Concerned Informal Vendors leader Themba Mkhize said the purpose of the operation would only be fruitful if the police first dealt with the ongoing corruption of selling vending permits.

“Permits are given to foreign nationals who can afford to buy these permits priced from R30 000. This has been happening since 2010. They must channel their energy into fighting that corruption and the rife criminal activities scourging the city centre,” said Mkhize.

Cele’s spokesperson, Lirandzu Themba, said: “Enforcement of the law cannot be selective, anyone who transgresses will be prosecuted.

“We have noted a serious dent in crime since the commencement of the operation on May 8. We have also picked up that criminals are starting to shift, meaning Shanela is squeezing the space for criminality.”

The operation created an opportunity for normal policing to take place for the remainder of the week, she said.

“Its core pillars are to prevent crime, trace wanted suspects and enforce the law through high police visibility. Without a doubt it is effective,” said Themba.

Meanwhile, the recent crime statistics released on Friday revealed that three Durban areas led the pack when it came to serious crimes, with Durban Central always at the top.

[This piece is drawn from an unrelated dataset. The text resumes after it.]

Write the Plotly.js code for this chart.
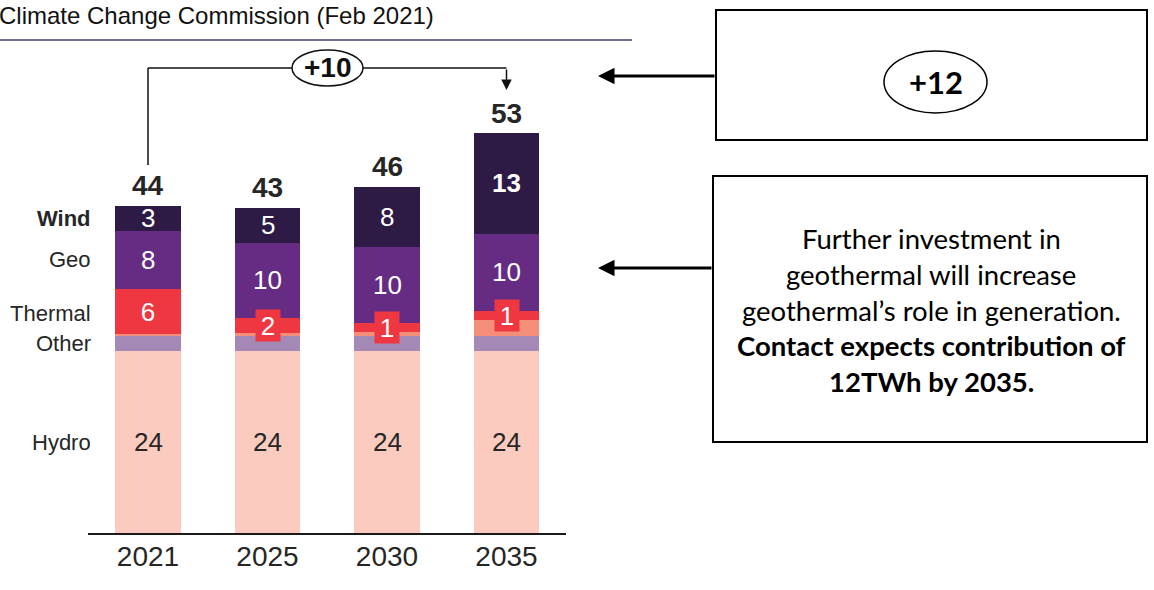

“Inanda and uMlazi were murder capitals, with the former police station leading in reported murders. This means all of us at local, provincial level and national levels will have to focus on Inanda. We will have to work hard to remove it from that notorious no 1 position,” said Cele, as he announced the crime stats.

Cele said KZN leads in mass shootings and Durban is part of that. “If it is not Glebelands Hostel, it is somewhere in the west of Durban. I don’t know who told criminals that is their place and then at the hostels. Both hostels of Glebelands and KwaMashu give us a headache,” said Cele.

He said scaling up visible policing, conducting disruptive operations targeting high crime areas and tracing wanted suspects were proving to be effective tools to bring down the crime rate.